▸ The problem: Write each line of the material exactly as given, from the top through the line that contains "-- (337,41) ..", and omit all pictures.

+ + +

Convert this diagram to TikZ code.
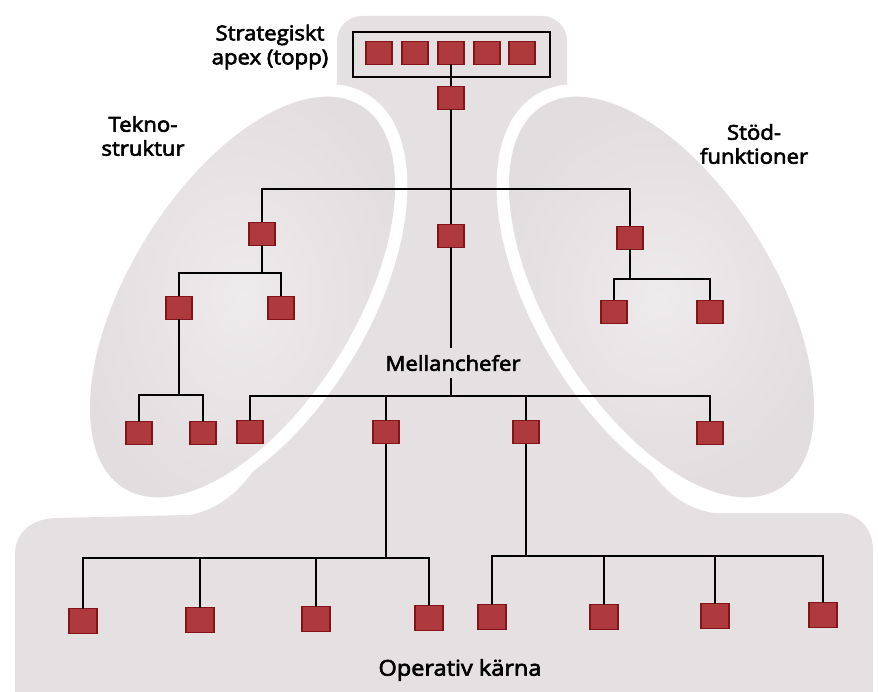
\documentclass[tikz,border=0pt]{standalone}
\usepackage{fontspec}
\newfontfamily\labelfont{Open Sans}[FakeBold=3, FakeStretch=1.08]
\definecolor{blobgray}{RGB}{229,224,225}
\definecolor{ellgray}{RGB}{238,235,236}
\definecolor{ellrim}{RGB}{226,221,222}
\definecolor{boxfill}{RGB}{174,58,61}
\definecolor{boxline}{RGB}{132,20,26}
\begin{document}
\begin{tikzpicture}[x=1pt,y=-1pt,
  box/.style={draw=boxline, fill=boxfill, line width=1.1pt,
    minimum width=26pt, minimum height=23pt, inner sep=0pt, outer sep=0pt},
  opbox/.style={box, minimum width=28pt, minimum height=25pt},
  link/.style={line width=1.5pt, draw=black},
  lbl/.style={font=\labelfont\fontsize{20.5}{24}\selectfont, align=center,
    text=black, inner sep=0pt}]

\useasboundingbox (0,0) rectangle (878,692);
\fill[white] (0,0) rectangle (878,692);

% grey body: apex neck, middle line and operating core
\fill[blobgray]
  (362,16) -- (542,16) .. controls (556,16) and (567,27) .. (567,41)
  -- (567,80) .. controls (567,92) and (575,100) .. (590,108)
  -- (661,297) -- (642,458)
  .. controls (659,485) and (679,508) .. (714,513)
  -- (838,513) .. controls (858,513) and (873,528) .. (873,550)
  -- (873,705) -- (15,705) -- (15,555)
  .. controls (15,532) and (32,518) .. (58,518)
  -- (190,515) .. controls (225,508) and (245,485) .. (262,458)
  -- (242,297) -- (314,108)
  .. controls (329,100) and (337,92) .. (337,80)
  -- (337,41) .. controls (337,27) and (348,16) .. (362,16) -- cycle;

% technostructure and support staff, each with a white rim
\fill[white, rotate around={58.2:(242.5,297)}] (242.5,297) ellipse [x radius=238, y radius=126];
\fill[white, rotate around={-58.2:(661.5,297)}] (661.5,297) ellipse [x radius=238, y radius=126];
\shade[inner color=ellgray, outer color=ellrim, rotate around={58.2:(242.5,297)}]
  (242.5,297) ellipse [x radius=225, y radius=113];
\shade[inner color=ellgray, outer color=ellrim, rotate around={-58.2:(661.5,297)}]
  (661.5,297) ellipse [x radius=225, y radius=113];

% labels
\node[lbl] (apexlbl) at (270,47) {Strategiskt\\apex (topp)};
\node[lbl] (teklbl) at (143,136) {Tekno-\\struktur};
\node[lbl] (stodlbl) at (754,144) {Stöd-\\funktioner};
\node[lbl] (mellbl) at (453,363) {Mellanchefer};
\node[lbl, font=\labelfont\fontsize{21.8}{24}\selectfont] (oplbl) at (460,670) {Operativ kärna};

% strategic apex
\node[draw=black, line width=1.4pt, minimum width=197pt, minimum height=45pt,
  inner sep=0pt] (frame) at (451.5,54.5) {};
\node[box] (a1) at (379,53) {};
\node[box] (a2) at (415,53) {};
\node[box] (a3) at (451,53) {};
\node[box] (a4) at (487,53) {};
\node[box] (a5) at (522,53) {};
\node[box] (n0) at (451,98) {};

% upper level
\node[box] (t1) at (262,234) {};
\node[box] (c1) at (451,236) {};
\node[box] (s1) at (630,238) {};
\node[box] (t2) at (179,308) {};
\node[box] (t3) at (281,308) {};
\node[box] (s2) at (614,312) {};
\node[box] (s3) at (710,312) {};
\node[box] (t4) at (139,433) {};
\node[box] (t5) at (203,433) {};

% middle managers
\node[box] (m1) at (250,432) {};
\node[box] (m2) at (386,432) {};
\node[box] (m3) at (526,432) {};
\node[box] (m4) at (710,433) {};

% operating core
\node[opbox] (o1) at (83,621) {};
\node[opbox] (o2) at (200,620) {};
\node[opbox] (o3) at (316,619) {};
\node[opbox] (o4) at (429,618) {};
\node[opbox] (o5) at (492,617) {};
\node[opbox] (o6) at (604,617) {};
\node[opbox] (o7) at (715,616) {};
\node[opbox] (o8) at (823,615) {};

% junction points
\coordinate (hTop) at (451,189);
\coordinate (hTek) at (262,273);
\coordinate (hTek2) at (179,395);
\coordinate (hStod) at (630,279);
\coordinate (mTop) at (451,348);
\coordinate (mBot) at (451,378);
\coordinate (hMid) at (451,396);
\coordinate (hOpL) at (386,558);
\coordinate (hOpR) at (526,556);

% connectors
\draw[link] (a3) -- (n0);
\draw[link] (n0) -- (c1);
\draw[link] (t1) |- (hTop) -| (s1);
\draw[link] (t1) -- (hTek);
\draw[link] (t2) |- (hTek) -| (t3);
\draw[link] (t2) -- (hTek2);
\draw[link] (t4) |- (hTek2) -| (t5);
\draw[link] (s1) -- (hStod);
\draw[link] (s2) |- (hStod) -| (s3);
\draw[link] (c1) -- (mTop);
\draw[link] (mBot) -- (hMid);
\draw[link] (m1) |- (hMid) -| (m4);
\draw[link] (m2) -- (m2 |- hMid);
\draw[link] (m3) -- (m3 |- hMid);
\draw[link] (m2) -- (hOpL);
\draw[link] (o1) |- (hOpL) -| (o4);
\draw[link] (o2) -- (o2 |- hOpL);
\draw[link] (o3) -- (o3 |- hOpL);
\draw[link] (m3) -- (hOpR);
\draw[link] (o5) |- (hOpR) -| (o8);
\draw[link] (o6) -- (o6 |- hOpR);
\draw[link] (o7) -- (o7 |- hOpR);
\end{tikzpicture}
\end{document}
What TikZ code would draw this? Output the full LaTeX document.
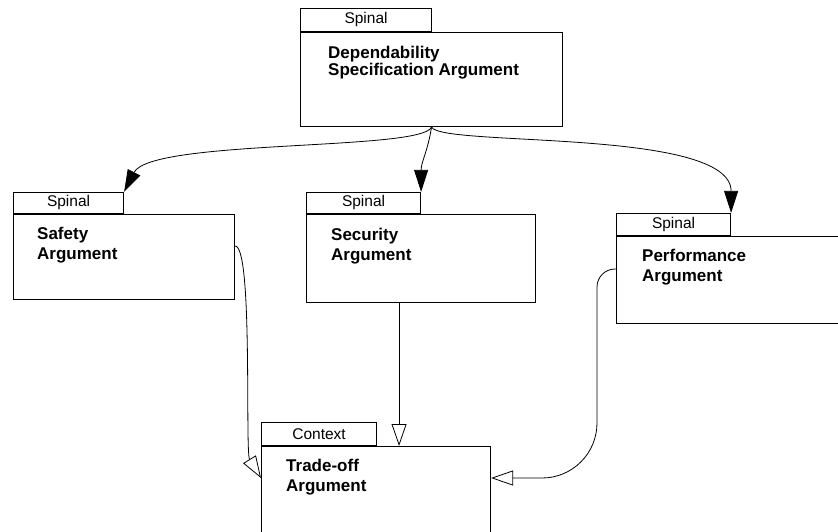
\documentclass[tikz,border=0pt]{standalone}
\usepackage{fontspec}
\setmainfont{Liberation Sans}
\usepackage{tikz}
\usetikzlibrary{arrows.meta}

\begin{document}
\begin{tikzpicture}[x=1pt,y=-1pt,
  argbox/.style={draw,line width=1.1pt,anchor=north west,inner sep=0pt},
  tabbox/.style={draw,line width=1.1pt,anchor=south west,inner sep=0pt,minimum height=21pt,font=\fontsize{15.5}{18}\selectfont},
  argtext/.style={anchor=north west,inner sep=0pt,align=left,font=\fontsize{17}{20}\bfseries\selectfont},
  spinearrow/.style={line width=0.8pt,-{Triangle[length=22pt,width=14pt]}},
  ctxarrow/.style={line width=0.8pt,-{Triangle[open,length=22pt,width=15pt,line width=0.8pt]}}]
\useasboundingbox (0,0) rectangle (838,531);
% boxes
\node[argbox,minimum width=262pt,minimum height=94pt] (dsa) at (300,32) {};
\node[tabbox,minimum width=131pt,minimum height=23pt] (dsatab) at (dsa.north west) {Spinal};
\node[argtext] (dsatext) at ([shift={(28,14)}]dsa.north west) {Dependability\\[-3pt]Specification Argument};
\node[argbox,minimum width=221pt,minimum height=85pt] (saf) at (13,214) {};
\node[tabbox,minimum width=110pt] (saftab) at (saf.north west) {Spinal};
\node[argtext] (saftext) at ([shift={(24,13)}]saf.north west) {Safety\\Argument};
\node[argbox,minimum width=229pt,minimum height=88pt] (sec) at (306,214) {};
\node[tabbox,minimum width=114pt] (sectab) at (sec.north west) {Spinal};
\node[argtext] (sectext) at ([shift={(25,14)}]sec.north west) {Security\\Argument};
\node[argbox,minimum width=240pt,minimum height=87pt] (perf) at (616,236) {};
\node[tabbox,minimum width=114pt,minimum height=22pt] (perftab) at (perf.north west) {Spinal};
\node[argtext] (perftext) at ([shift={(26,13)}]perf.north west) {Performance\\Argument};
\node[argbox,minimum width=229pt,minimum height=100pt] (trade) at (261,446) {};
\node[tabbox,minimum width=115pt,minimum height=23pt] (tradetab) at (trade.north west) {Context};
\node[argtext] (tradetext) at ([shift={(25,13)}]trade.north west) {Trade-off\\Argument};
% spinal links
\draw[spinearrow] (dsa.south) .. controls +(-10,24) and +(27,-53) .. (saftab.north east);
\draw[spinearrow] (dsa.south) .. controls +(-4,25) and +(0,-30) .. (sectab.north east);
\draw[spinearrow] (dsa.south) .. controls +(10,20) and +(0,-85) .. (perftab.north east);
% context links
\coordinate (secout) at ([xshift=-22pt]sec.south);
\coordinate (perfbend) at ([xshift=-19pt]perf.south west);
\draw[ctxarrow] ([shift={(0,32)}]saf.north east) .. controls +(18,0) and +(-16,-26) .. ([shift={(0,32)}]trade.north west);
\draw[ctxarrow] (secout) -- (secout |- trade.north);
\draw[ctxarrow] ([shift={(0,33)}]perf.north west) [rounded corners=18pt] -| (perfbend) [rounded corners=55pt] |- ([shift={(0,32)}]trade.north east);
\end{tikzpicture}
\end{document}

+ + +

▸ Finished answer:
Convert this diagram to TikZ code.
\documentclass[tikz,border=0pt]{standalone}
\usepackage{fontspec}
\newfontfamily\labelfont{Open Sans}[FakeBold=3, FakeStretch=1.08]
\definecolor{blobgray}{RGB}{229,224,225}
\definecolor{ellgray}{RGB}{238,235,236}
\definecolor{ellrim}{RGB}{226,221,222}
\definecolor{boxfill}{RGB}{174,58,61}
\definecolor{boxline}{RGB}{132,20,26}
\begin{document}
\begin{tikzpicture}[x=1pt,y=-1pt,
  box/.style={draw=boxline, fill=boxfill, line width=1.1pt,
    minimum width=26pt, minimum height=23pt, inner sep=0pt, outer sep=0pt},
  opbox/.style={box, minimum width=28pt, minimum height=25pt},
  link/.style={line width=1.5pt, draw=black},
  lbl/.style={font=\labelfont\fontsize{20.5}{24}\selectfont, align=center,
    text=black, inner sep=0pt}]

\useasboundingbox (0,0) rectangle (878,692);
\fill[white] (0,0) rectangle (878,692);

% grey body: apex neck, middle line and operating core
\fill[blobgray]
  (362,16) -- (542,16) .. controls (556,16) and (567,27) .. (567,41)
  -- (567,80) .. controls (567,92) and (575,100) .. (590,108)
  -- (661,297) -- (642,458)
  .. controls (659,485) and (679,508) .. (714,513)
  -- (838,513) .. controls (858,513) and (873,528) .. (873,550)
  -- (873,705) -- (15,705) -- (15,555)
  .. controls (15,532) and (32,518) .. (58,518)
  -- (190,515) .. controls (225,508) and (245,485) .. (262,458)
  -- (242,297) -- (314,108)
  .. controls (329,100) and (337,92) .. (337,80)
  -- (337,41) .. controls (337,27) and (348,16) .. (362,16) -- cycle;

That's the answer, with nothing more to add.